# [INPUT ROWS]

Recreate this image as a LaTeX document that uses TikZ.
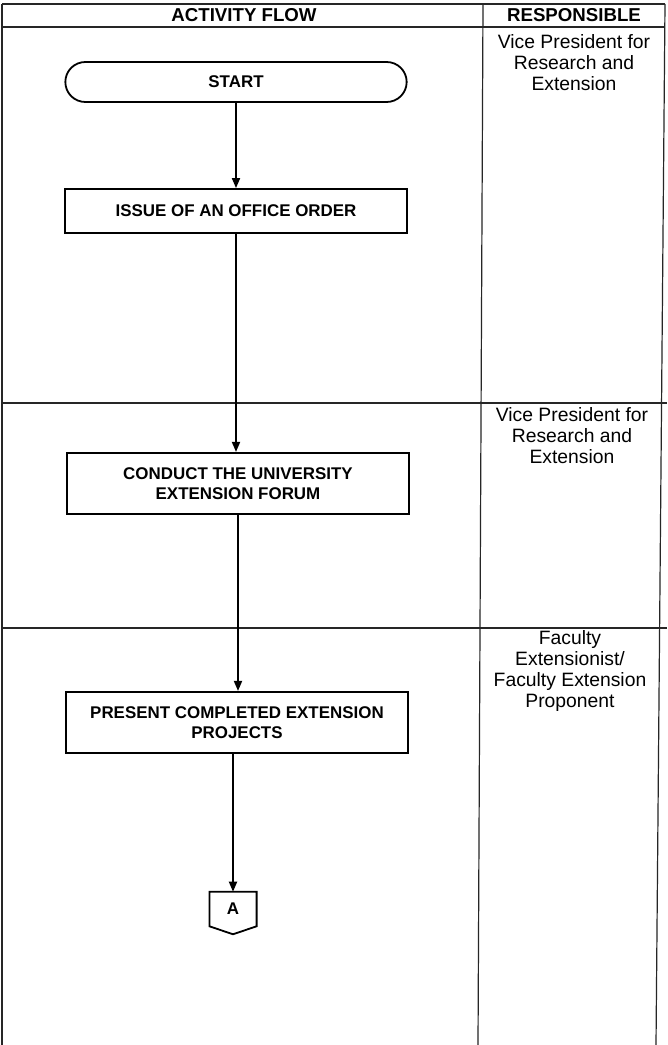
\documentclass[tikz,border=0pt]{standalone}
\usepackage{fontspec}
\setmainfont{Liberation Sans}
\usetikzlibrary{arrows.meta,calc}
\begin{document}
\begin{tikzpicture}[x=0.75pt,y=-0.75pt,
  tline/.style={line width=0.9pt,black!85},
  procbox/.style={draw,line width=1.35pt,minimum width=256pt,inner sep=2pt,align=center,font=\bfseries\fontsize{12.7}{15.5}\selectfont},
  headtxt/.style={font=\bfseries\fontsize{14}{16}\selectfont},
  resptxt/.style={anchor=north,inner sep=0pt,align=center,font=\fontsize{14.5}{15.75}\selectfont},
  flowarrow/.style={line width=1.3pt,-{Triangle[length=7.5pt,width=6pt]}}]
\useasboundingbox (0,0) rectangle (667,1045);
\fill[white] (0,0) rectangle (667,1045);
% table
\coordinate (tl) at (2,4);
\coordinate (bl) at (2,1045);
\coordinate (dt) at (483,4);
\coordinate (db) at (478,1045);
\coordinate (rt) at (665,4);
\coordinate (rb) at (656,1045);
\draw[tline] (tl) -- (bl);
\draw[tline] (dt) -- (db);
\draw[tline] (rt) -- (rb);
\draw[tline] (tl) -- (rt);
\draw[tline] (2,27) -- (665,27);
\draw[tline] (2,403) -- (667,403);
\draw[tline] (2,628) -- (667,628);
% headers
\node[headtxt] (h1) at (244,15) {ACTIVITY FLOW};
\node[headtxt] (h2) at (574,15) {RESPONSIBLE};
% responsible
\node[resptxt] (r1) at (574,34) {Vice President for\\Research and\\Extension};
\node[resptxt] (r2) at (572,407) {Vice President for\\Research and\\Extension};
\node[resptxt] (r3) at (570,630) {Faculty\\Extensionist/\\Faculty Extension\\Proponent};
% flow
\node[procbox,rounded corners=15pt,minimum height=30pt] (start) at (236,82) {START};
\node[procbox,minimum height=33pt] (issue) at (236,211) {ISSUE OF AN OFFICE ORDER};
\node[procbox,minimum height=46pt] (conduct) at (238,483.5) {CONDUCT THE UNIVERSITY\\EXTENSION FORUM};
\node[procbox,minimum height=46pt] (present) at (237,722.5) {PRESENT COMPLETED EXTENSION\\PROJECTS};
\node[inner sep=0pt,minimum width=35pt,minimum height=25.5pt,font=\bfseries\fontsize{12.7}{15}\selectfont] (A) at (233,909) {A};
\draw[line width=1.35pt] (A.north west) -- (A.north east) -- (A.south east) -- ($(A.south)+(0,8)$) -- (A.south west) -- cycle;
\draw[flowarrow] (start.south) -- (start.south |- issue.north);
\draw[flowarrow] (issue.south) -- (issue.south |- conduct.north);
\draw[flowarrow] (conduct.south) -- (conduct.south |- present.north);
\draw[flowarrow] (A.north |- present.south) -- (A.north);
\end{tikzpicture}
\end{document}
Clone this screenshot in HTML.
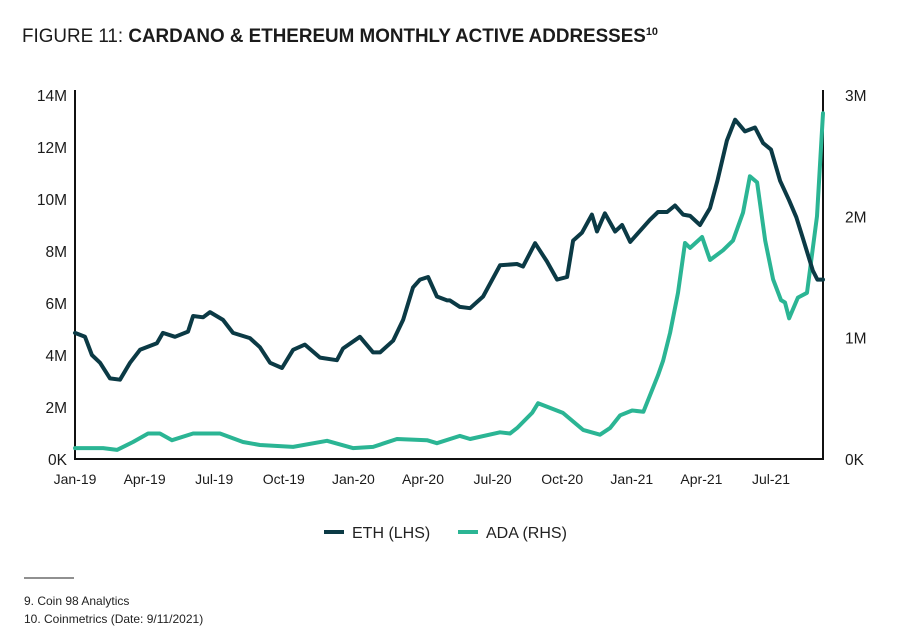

# [EXERCISE AIM]
Leave out the pictures and transcribe everything else exactly.

# [ANSWER BELOW]
Recreate this image as a LaTeX document that uses TikZ.
\documentclass[tikz,border=0pt]{standalone}
\usepackage{fontspec}
\setmainfont{Liberation Sans}
\usetikzlibrary{arrows.meta,calc}
\begin{document}
\begin{tikzpicture}[x=0.75pt,y=-0.75pt,
  tline/.style={line width=0.9pt,black!85},
  procbox/.style={draw,line width=1.35pt,minimum width=256pt,inner sep=2pt,align=center,font=\bfseries\fontsize{12.7}{15.5}\selectfont},
  headtxt/.style={font=\bfseries\fontsize{14}{16}\selectfont},
  resptxt/.style={anchor=north,inner sep=0pt,align=center,font=\fontsize{14.5}{15.75}\selectfont},
  flowarrow/.style={line width=1.3pt,-{Triangle[length=7.5pt,width=6pt]}}]
\useasboundingbox (0,0) rectangle (667,1045);
\fill[white] (0,0) rectangle (667,1045);
% table
\coordinate (tl) at (2,4);
\coordinate (bl) at (2,1045);
\coordinate (dt) at (483,4);
\coordinate (db) at (478,1045);
\coordinate (rt) at (665,4);
\coordinate (rb) at (656,1045);
\draw[tline] (tl) -- (bl);
\draw[tline] (dt) -- (db);
\draw[tline] (rt) -- (rb);
\draw[tline] (tl) -- (rt);
\draw[tline] (2,27) -- (665,27);
\draw[tline] (2,403) -- (667,403);
\draw[tline] (2,628) -- (667,628);
% headers
\node[headtxt] (h1) at (244,15) {ACTIVITY FLOW};
\node[headtxt] (h2) at (574,15) {RESPONSIBLE};
% responsible
\node[resptxt] (r1) at (574,34) {Vice President for\\Research and\\Extension};
\node[resptxt] (r2) at (572,407) {Vice President for\\Research and\\Extension};
\node[resptxt] (r3) at (570,630) {Faculty\\Extensionist/\\Faculty Extension\\Proponent};
% flow
\node[procbox,rounded corners=15pt,minimum height=30pt] (start) at (236,82) {START};
\node[procbox,minimum height=33pt] (issue) at (236,211) {ISSUE OF AN OFFICE ORDER};
\node[procbox,minimum height=46pt] (conduct) at (238,483.5) {CONDUCT THE UNIVERSITY\\EXTENSION FORUM};
\node[procbox,minimum height=46pt] (present) at (237,722.5) {PRESENT COMPLETED EXTENSION\\PROJECTS};
\node[inner sep=0pt,minimum width=35pt,minimum height=25.5pt,font=\bfseries\fontsize{12.7}{15}\selectfont] (A) at (233,909) {A};
\draw[line width=1.35pt] (A.north west) -- (A.north east) -- (A.south east) -- ($(A.south)+(0,8)$) -- (A.south west) -- cycle;
\draw[flowarrow] (start.south) -- (start.south |- issue.north);
\draw[flowarrow] (issue.south) -- (issue.south |- conduct.north);
\draw[flowarrow] (conduct.south) -- (conduct.south |- present.north);
\draw[flowarrow] (A.north |- present.south) -- (A.north);
\end{tikzpicture}
\end{document}
Clone this screenshot in HTML.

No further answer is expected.